§ **Raw data**
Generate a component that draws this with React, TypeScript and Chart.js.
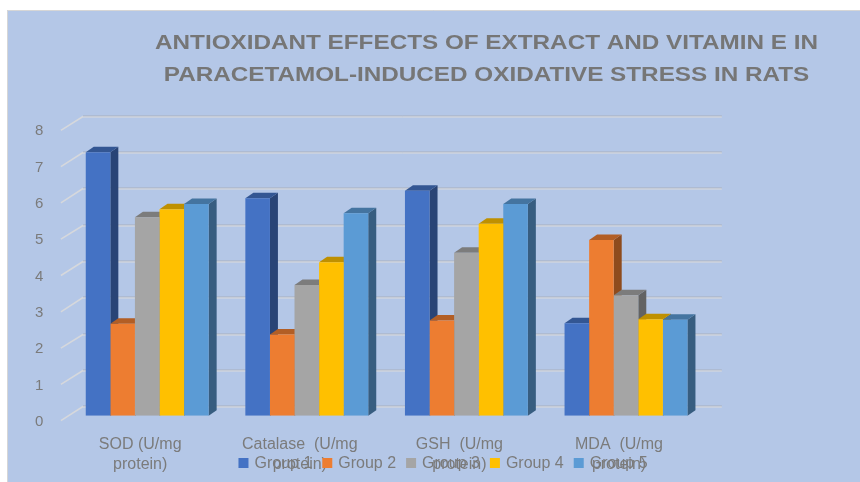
import { useEffect, useRef } from "react";
import { Chart, registerables } from "chart.js";

Chart.register(...registerables);

// ---- data ----
const categories: string[][] = [
  ["SOD (U/mg", "protein)"],
  ["Catalase  (U/mg", "protein)"],
  ["GSH  (U/mg", "protein)"],
  ["MDA  (U/mg", "protein)"],
];
const seriesNames = ["Group 1", "Group 2", "Group 3", "Group 4", "Group 5"];
const group1 = [7.26, 5.99, 6.2, 2.55];
const group2 = [2.53, 2.24, 2.62, 4.84];
const group3 = [5.47, 3.6, 4.49, 3.32];
const group4 = [5.69, 4.23, 5.29, 2.66];
const group5 = [5.83, 5.58, 5.83, 2.64];
const yMin = 0;
const yMax = 8;
const yStep = 1;
const titleLines = [
  "ANTIOXIDANT EFFECTS OF EXTRACT AND VITAMIN E IN",
  "PARACETAMOL-INDUCED OXIDATIVE STRESS IN RATS",
];

// ---- styles ----
const seriesColors = ["#4472c4", "#ed7d31", "#a5a5a5", "#ffc000", "#5b9bd5"];
const FONT = "'Liberation Sans', Arial, sans-serif";
const TEXT_GRAY = "#7b7b7b";
const DEPTH_X = 8;
const DEPTH_Y = 5.5;

function shade(hex: string, f: number): string {
  const n = parseInt(hex.slice(1), 16);
  const r = Math.round(((n >> 16) & 255) * f);
  const g = Math.round(((n >> 8) & 255) * f);
  const b = Math.round((n & 255) * f);
  return `rgb(${r},${g},${b})`;
}

const backgroundPlugin = {
  id: "cardBg",
  beforeDraw(chart: any) {
    const { ctx, width, height } = chart;
    ctx.save();
    ctx.fillStyle = "#ffffff";
    ctx.fillRect(0, 0, width, height);
    ctx.fillStyle = "#b4c7e7";
    ctx.fillRect(7, 10, width - 7, height - 10);
    ctx.strokeStyle = "#d6d6d6";
    ctx.lineWidth = 1;
    ctx.beginPath();
    ctx.moveTo(7.5, height);
    ctx.lineTo(7.5, 10.5);
    ctx.lineTo(width, 10.5);
    ctx.stroke();
    ctx.restore();
  },
};

const wallPlugin = {
  id: "wall3d",
  beforeDatasetsDraw(chart: any) {
    const { ctx, chartArea } = chart;
    const ys = chart.scales.y;
    ctx.save();
    for (let v = yMin; v <= yMax; v += yStep) {
      const yf = ys.getPixelForValue(v);
      const yb = Math.round(yf - 9.5) + 0.5;
      const xb = chartArea.left + 15.6;
      // diagonal side-wall line
      ctx.strokeStyle = "#d6d8dc";
      ctx.lineWidth = 1.5;
      ctx.beginPath();
      ctx.moveTo(chartArea.left - 6.5, yf + 5);
      ctx.lineTo(xb, yb);
      ctx.stroke();
      // back-wall gridline
      ctx.lineWidth = 1;
      ctx.strokeStyle = "#a9afbc";
      ctx.beginPath();
      ctx.moveTo(xb, yb - 0.5);
      ctx.lineTo(chartArea.right + 16, yb - 0.5);
      ctx.stroke();
      ctx.strokeStyle = "#dcdcdc";
      ctx.beginPath();
      ctx.moveTo(xb, yb + 0.5);
      ctx.lineTo(chartArea.right + 16, yb + 0.5);
      ctx.stroke();
    }
    // 3D side and top faces, left to right within each category
    const metas = seriesNames.map((_, i) => chart.getDatasetMeta(i));
    const n = categories.length;
    for (let c = 0; c < n; c++) {
      metas.forEach((meta: any, i: number) => {
        const bar = meta.data[c];
        if (!bar) return;
        const base = seriesColors[i];
        const p = bar.getProps(["x", "y", "base", "width"], true);
        const l = p.x - p.width / 2;
        const r = p.x + p.width / 2;
        ctx.fillStyle = shade(base, 0.6);
        ctx.beginPath();
        ctx.moveTo(r, p.y);
        ctx.lineTo(r + DEPTH_X, p.y - DEPTH_Y);
        ctx.lineTo(r + DEPTH_X, p.base - DEPTH_Y);
        ctx.lineTo(r, p.base);
        ctx.closePath();
        ctx.fill();
        ctx.fillStyle = shade(base, 0.75);
        ctx.beginPath();
        ctx.moveTo(l, p.y);
        ctx.lineTo(l + DEPTH_X, p.y - DEPTH_Y);
        ctx.lineTo(r + DEPTH_X, p.y - DEPTH_Y);
        ctx.lineTo(r, p.y);
        ctx.closePath();
        ctx.fill();
      });
    }
    ctx.restore();
  },
};

const titleLegendPlugin = {
  id: "titleLegend",
  afterDraw(chart: any) {
    const { ctx } = chart;
    ctx.save();
    // title
    ctx.font = `bold 21px ${FONT}`;
    ctx.fillStyle = "#767676";
    ctx.textAlign = "center";
    ctx.textBaseline = "alphabetic";
    const w1 = ctx.measureText(titleLines[0]).width;
    const sx = 663 / w1;
    const baselines = [49, 81.2];
    titleLines.forEach((line, i) => {
      ctx.save();
      ctx.translate(486.5, baselines[i]);
      ctx.scale(sx, 1);
      ctx.fillText(line, 0, 0);
      ctx.restore();
    });
    // legend
    ctx.font = `16px ${FONT}`;
    ctx.textAlign = "left";
    const widths = seriesNames.map((nm) => 16 + ctx.measureText(nm).width + 10);
    const total = widths.reduce((a, b) => a + b, 0) - 10;
    let x = 443 - total / 2;
    seriesNames.forEach((name, i) => {
      ctx.fillStyle = seriesColors[i];
      ctx.fillRect(x, 458, 10, 10);
      ctx.fillStyle = TEXT_GRAY;
      ctx.fillText(name, x + 16, 467.5);
      x += widths[i];
    });
    ctx.restore();
  },
};

export default function App() {
  const ref = useRef<HTMLCanvasElement | null>(null);
  useEffect(() => {
    if (!ref.current) return;
    const all = [group1, group2, group3, group4, group5];
    const chart = new Chart(ref.current, {
      type: "bar",
      data: {
        labels: categories,
        datasets: all.map((d, i) => ({
          label: seriesNames[i],
          data: d,
          backgroundColor: seriesColors[i],
          borderWidth: 0,
          categoryPercentage: 0.77,
          barPercentage: 1,
        })),
      },
      options: {
        responsive: false,
        animation: false,
        devicePixelRatio: 1,
        layout: { padding: { left: 0, top: 125.3, right: 154.2, bottom: 0 } },
        plugins: {
          legend: { display: false },
          title: { display: false },
          tooltip: { enabled: false },
        },
        scales: {
          x: {
            grid: { display: false, drawTicks: false },
            border: { display: false },
            ticks: {
              font: { family: FONT, size: 16, lineHeight: 1.25 },
              color: TEXT_GRAY,
              labelOffset: -7,
              padding: 19,
              maxRotation: 0,
              autoSkip: false,
            },
            afterFit: (s: any) => {
              s.height = 66.3;
            },
          },
          y: {
            min: yMin,
            max: yMax,
            grid: { display: false, drawTicks: false },
            border: { display: false },
            ticks: {
              stepSize: yStep,
              font: { family: FONT, size: 15 },
              color: TEXT_GRAY,
              padding: 24,
              labelOffset: 6,
            },
            afterFit: (s: any) => {
              s.width = 67.4;
            },
          },
        },
      },
      plugins: [backgroundPlugin, wallPlugin, titleLegendPlugin],
    });
    return () => chart.destroy();
  }, []);
  return (
    <div style={{ position: "absolute", left: 0, top: 0, width: 860, height: 482 }}>
      <canvas ref={ref} width={860} height={482} style={{ display: "block" }} />
    </div>
  );
}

§ **Task goal**
Repeat the listing verbatim. Skip the pictures.

§ **Exercise output**
Generate a component that draws this with React, TypeScript and Chart.js.
import { useEffect, useRef } from "react";
import { Chart, registerables } from "chart.js";

Chart.register(...registerables);

// ---- data ----
const categories: string[][] = [
  ["SOD (U/mg", "protein)"],
  ["Catalase  (U/mg", "protein)"],
  ["GSH  (U/mg", "protein)"],
  ["MDA  (U/mg", "protein)"],
];
const seriesNames = ["Group 1", "Group 2", "Group 3", "Group 4", "Group 5"];
const group1 = [7.26, 5.99, 6.2, 2.55];
const group2 = [2.53, 2.24, 2.62, 4.84];
const group3 = [5.47, 3.6, 4.49, 3.32];
const group4 = [5.69, 4.23, 5.29, 2.66];
const group5 = [5.83, 5.58, 5.83, 2.64];
const yMin = 0;
const yMax = 8;
const yStep = 1;
const titleLines = [
  "ANTIOXIDANT EFFECTS OF EXTRACT AND VITAMIN E IN",
  "PARACETAMOL-INDUCED OXIDATIVE STRESS IN RATS",
];

// ---- styles ----
const seriesColors = ["#4472c4", "#ed7d31", "#a5a5a5", "#ffc000", "#5b9bd5"];
const FONT = "'Liberation Sans', Arial, sans-serif";
const TEXT_GRAY = "#7b7b7b";
const DEPTH_X = 8;
const DEPTH_Y = 5.5;

function shade(hex: string, f: number): string {
  const n = parseInt(hex.slice(1), 16);
  const r = Math.round(((n >> 16) & 255) * f);
  const g = Math.round(((n >> 8) & 255) * f);
  const b = Math.round((n & 255) * f);
  return `rgb(${r},${g},${b})`;
}

const backgroundPlugin = {
  id: "cardBg",
  beforeDraw(chart: any) {
    const { ctx, width, height } = chart;
    ctx.save();
    ctx.fillStyle = "#ffffff";
    ctx.fillRect(0, 0, width, height);
    ctx.fillStyle = "#b4c7e7";
    ctx.fillRect(7, 10, width - 7, height - 10);
    ctx.strokeStyle = "#d6d6d6";
    ctx.lineWidth = 1;
    ctx.beginPath();
    ctx.moveTo(7.5, height);
    ctx.lineTo(7.5, 10.5);
    ctx.lineTo(width, 10.5);
    ctx.stroke();
    ctx.restore();
  },
};

const wallPlugin = {
  id: "wall3d",
  beforeDatasetsDraw(chart: any) {
    const { ctx, chartArea } = chart;
    const ys = chart.scales.y;
    ctx.save();
    for (let v = yMin; v <= yMax; v += yStep) {
      const yf = ys.getPixelForValue(v);
      const yb = Math.round(yf - 9.5) + 0.5;
      const xb = chartArea.left + 15.6;
      // diagonal side-wall line
      ctx.strokeStyle = "#d6d8dc";
      ctx.lineWidth = 1.5;
      ctx.beginPath();
      ctx.moveTo(chartArea.left - 6.5, yf + 5);
      ctx.lineTo(xb, yb);
      ctx.stroke();
      // back-wall gridline
      ctx.lineWidth = 1;
      ctx.strokeStyle = "#a9afbc";
      ctx.beginPath();
      ctx.moveTo(xb, yb - 0.5);
      ctx.lineTo(chartArea.right + 16, yb - 0.5);
      ctx.stroke();
      ctx.strokeStyle = "#dcdcdc";
      ctx.beginPath();
      ctx.moveTo(xb, yb + 0.5);
      ctx.lineTo(chartArea.right + 16, yb + 0.5);
      ctx.stroke();
    }
    // 3D side and top faces, left to right within each category
    const metas = seriesNames.map((_, i) => chart.getDatasetMeta(i));
    const n = categories.length;
    for (let c = 0; c < n; c++) {
      metas.forEach((meta: any, i: number) => {
        const bar = meta.data[c];
        if (!bar) return;
        const base = seriesColors[i];
        const p = bar.getProps(["x", "y", "base", "width"], true);
        const l = p.x - p.width / 2;
        const r = p.x + p.width / 2;
        ctx.fillStyle = shade(base, 0.6);
        ctx.beginPath();
        ctx.moveTo(r, p.y);
        ctx.lineTo(r + DEPTH_X, p.y - DEPTH_Y);
        ctx.lineTo(r + DEPTH_X, p.base - DEPTH_Y);
        ctx.lineTo(r, p.base);
        ctx.closePath();
        ctx.fill();
        ctx.fillStyle = shade(base, 0.75);
        ctx.beginPath();
        ctx.moveTo(l, p.y);
        ctx.lineTo(l + DEPTH_X, p.y - DEPTH_Y);
        ctx.lineTo(r + DEPTH_X, p.y - DEPTH_Y);
        ctx.lineTo(r, p.y);
        ctx.closePath();
        ctx.fill();
      });
    }
    ctx.restore();
  },
};

const titleLegendPlugin = {
  id: "titleLegend",
  afterDraw(chart: any) {
    const { ctx } = chart;
    ctx.save();
    // title
    ctx.font = `bold 21px ${FONT}`;
    ctx.fillStyle = "#767676";
    ctx.textAlign = "center";
    ctx.textBaseline = "alphabetic";
    const w1 = ctx.measureText(titleLines[0]).width;
    const sx = 663 / w1;
    const baselines = [49, 81.2];
    titleLines.forEach((line, i) => {
      ctx.save();
      ctx.translate(486.5, baselines[i]);
      ctx.scale(sx, 1);
      ctx.fillText(line, 0, 0);
      ctx.restore();
    });
    // legend
    ctx.font = `16px ${FONT}`;
    ctx.textAlign = "left";
    const widths = seriesNames.map((nm) => 16 + ctx.measureText(nm).width + 10);
    const total = widths.reduce((a, b) => a + b, 0) - 10;
    let x = 443 - total / 2;
    seriesNames.forEach((name, i) => {
      ctx.fillStyle = seriesColors[i];
      ctx.fillRect(x, 458, 10, 10);
      ctx.fillStyle = TEXT_GRAY;
      ctx.fillText(name, x + 16, 467.5);
      x += widths[i];
    });
    ctx.restore();
  },
};

export default function App() {
  const ref = useRef<HTMLCanvasElement | null>(null);
  useEffect(() => {
    if (!ref.current) return;
    const all = [group1, group2, group3, group4, group5];
    const chart = new Chart(ref.current, {
      type: "bar",
      data: {
        labels: categories,
        datasets: all.map((d, i) => ({
          label: seriesNames[i],
          data: d,
          backgroundColor: seriesColors[i],
          borderWidth: 0,
          categoryPercentage: 0.77,
          barPercentage: 1,
        })),
      },
      options: {
        responsive: false,
        animation: false,
        devicePixelRatio: 1,
        layout: { padding: { left: 0, top: 125.3, right: 154.2, bottom: 0 } },
        plugins: {
          legend: { display: false },
          title: { display: false },
          tooltip: { enabled: false },
        },
        scales: {
          x: {
            grid: { display: false, drawTicks: false },
            border: { display: false },
            ticks: {
              font: { family: FONT, size: 16, lineHeight: 1.25 },
              color: TEXT_GRAY,
              labelOffset: -7,
              padding: 19,
              maxRotation: 0,
              autoSkip: false,
            },
            afterFit: (s: any) => {
              s.height = 66.3;
            },
          },
          y: {
            min: yMin,
            max: yMax,
            grid: { display: false, drawTicks: false },
            border: { display: false },
            ticks: {
              stepSize: yStep,
              font: { family: FONT, size: 15 },
              color: TEXT_GRAY,
              padding: 24,
              labelOffset: 6,
            },
            afterFit: (s: any) => {
              s.width = 67.4;
            },
          },
        },
      },
      plugins: [backgroundPlugin, wallPlugin, titleLegendPlugin],
    });
    return () => chart.destroy();
  }, []);
  return (
    <div style={{ position: "absolute", left: 0, top: 0, width: 860, height: 482 }}>
      <canvas ref={ref} width={860} height={482} style={{ display: "block" }} />
    </div>
  );
}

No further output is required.